Lord Grantham, the master of Downton Abbey, continues to offer insightful financial lessons as he bumbles his wealth management responsibilities. My earlier column drew attention to the earl’s guilt and shame over his role in the loss of a second great fortune. However, the best financial decision Lord Grantham has made was to refuse his son-in-law Matthew Crawley’s proposal to simply turn over his newfound inheritance. In great wisdom, Grantham invites Matthew to become a co-owner.
In offering Matthew an immediate ownership stake in Downton, Lord Grantham gets much more than a lifeline for the estate. He receives a highly incentivized partner, which seems to be more than he bargained for.
Lord Grantham appears to like the idea of financial partnership more than the reality. He charitably invites Matthew to review the estate’s financials right away. It seems he expects a big pat on the back for a job well done. But that’s not what he gets.
Good managers know that injecting new capital into a failing business only prolongs the inevitable. Throwing good money after bad would destroy the wealth of not only the Crawley family, but also all those who live in the Yorkshire county estate. Tough decisions must be made. The financial flourishing of the entire region depends on healthy business management.
Small businesses may begin to flounder when the second generation inherits the success but not the enthusiasm and skill of the earlier generation. To protect relationships, these poorly run businesses are allowed to deteriorate quickly in a highly competitive economy. As the business fails, it’s not just the owners who suffer. Many workers will lose their jobs due to poor management.
As Matthew is walking his wife Mary through a fallow estate-owned farm, he is conducting a delicate campaign to convince the family that management changes need to be made. I wanted to step in and introduce him to Joel Salatin of Polyface Farm. Joel’s story, highlighted in the agribusiness documentary Food Inc., of turning a worn-out and eroded old farm near Staunton, Virginia, into a healthy and productive resource, is a wonderful example of responsible husbandry. This once abandoned capital resource now feeds thousands and employees more than 10 full-time employees and as many summer and year-round interns.
When you multiply the story of Joel Salatin and Polyface Farm by a million, you have a vibrant and healthy local economy. The economic pie grows as resources are planted in fertile soil and traded freely. This is the basic truth of Adam Smith’s Wealth of Nations, and it relates as much to kings and earls of old as it does to today’s modern man and woman.
According to Matthew, Lord Grantham seems to equate the nature of business management with being mean. Sadly, this mindset seems quite popular today.

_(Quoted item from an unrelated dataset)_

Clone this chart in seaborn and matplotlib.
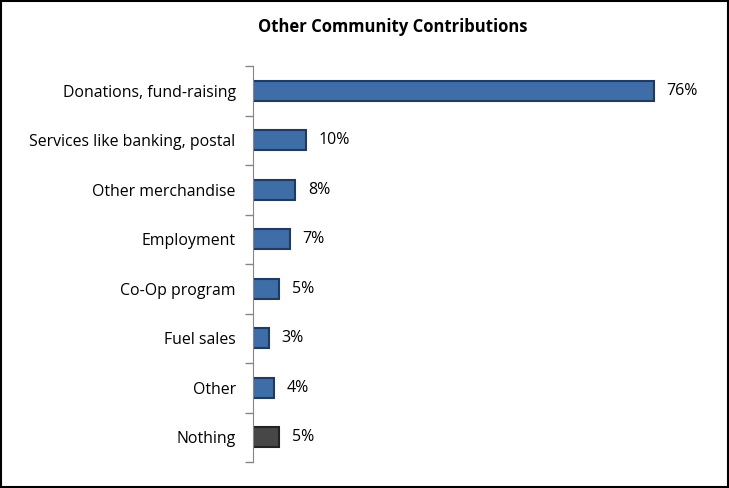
import matplotlib
matplotlib.use("Agg")
import matplotlib.pyplot as plt
import seaborn as sns
import pandas as pd

categories = ["Donations, fund-raising", "Services like banking, postal", "Other merchandise",
              "Employment", "Co-Op program", "Fuel sales", "Other", "Nothing"]
values = [76, 10, 8, 7, 5, 3, 4, 5]
bar_colors = ["#3F6DA8"] * 7 + ["#474747"]
edge_colors = ["#203B60"] * 7 + ["#222222"]

df = pd.DataFrame({"category": categories, "value": values})

sns.set_style("white")
plt.rcParams['font.family'] = ['Open Sans', 'DejaVu Sans']
plt.rcParams['text.color'] = 'black'
plt.rcParams['ytick.labelcolor'] = 'black'

fig = plt.figure(figsize=(7.29, 4.88), dpi=100)
ax = fig.add_axes([253 / 729, 1 - 462 / 488, 422 / 729, 396 / 488])

sns.barplot(data=df, y="category", x="value", hue="category", palette=bar_colors,
            legend=False, orient="h", width=0.4, ax=ax, saturation=1)
for patch, ec in zip(ax.patches, edge_colors):
    patch.set_edgecolor(ec)
    patch.set_linewidth(1.5)

for i, v in enumerate(values):
    ax.text(v + 2.4, i, f"{v}%", va="center", ha="left", fontsize=11.5, color="black")

ax.set_xlim(0, 80)
ax.set_ylim(7.5, -0.5)
ax.set_xticks([])
ax.set_xlabel("")
ax.set_ylabel("")
ax.set_yticks([i - 0.5 for i in range(len(categories) + 1)], minor=False)
ax.set_yticklabels([])
ax.set_yticks(range(len(categories)), minor=True)
ax.set_yticklabels(categories, minor=True, fontsize=11.4, color="black")
ax.tick_params(axis="y", which="major", length=6, width=1, color="#868686", left=True)
ax.tick_params(axis="y", which="minor", length=0, pad=12.5)
for s in ["top", "right", "bottom"]:
    ax.spines[s].set_visible(False)
ax.spines["left"].set_color("#868686")

fig.text(393 / 729, 1 - 27 / 488, "Other Community Contributions", ha="center", va="center",
         fontsize=12, fontweight="bold", color="black")

fig.patches.append(plt.Rectangle((0.001, 0.002), 0.997, 0.996, transform=fig.transFigure,
                                 fill=False, edgecolor="black", linewidth=1.5))

fig.savefig("out.png", dpi=100)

The excesses of Wall Street in collusion with political power has pushed many to reject the moral nature of a free market. And yet, America will only remain a land of opportunity as long as business owners and managers pursue new investment ventures.
In any business, it is critical to identify highly competent managers. If Lord Grantham’s only contribution to the family’s finances is to share oversight with Matthew Crawley, it could not have come at a better time. I expect that the Oracle of Omaha would agree. If there is one theme that continually runs through the public statements of Warren Buffett, it is that sound investments will always focus on companies with managers of competence and integrity.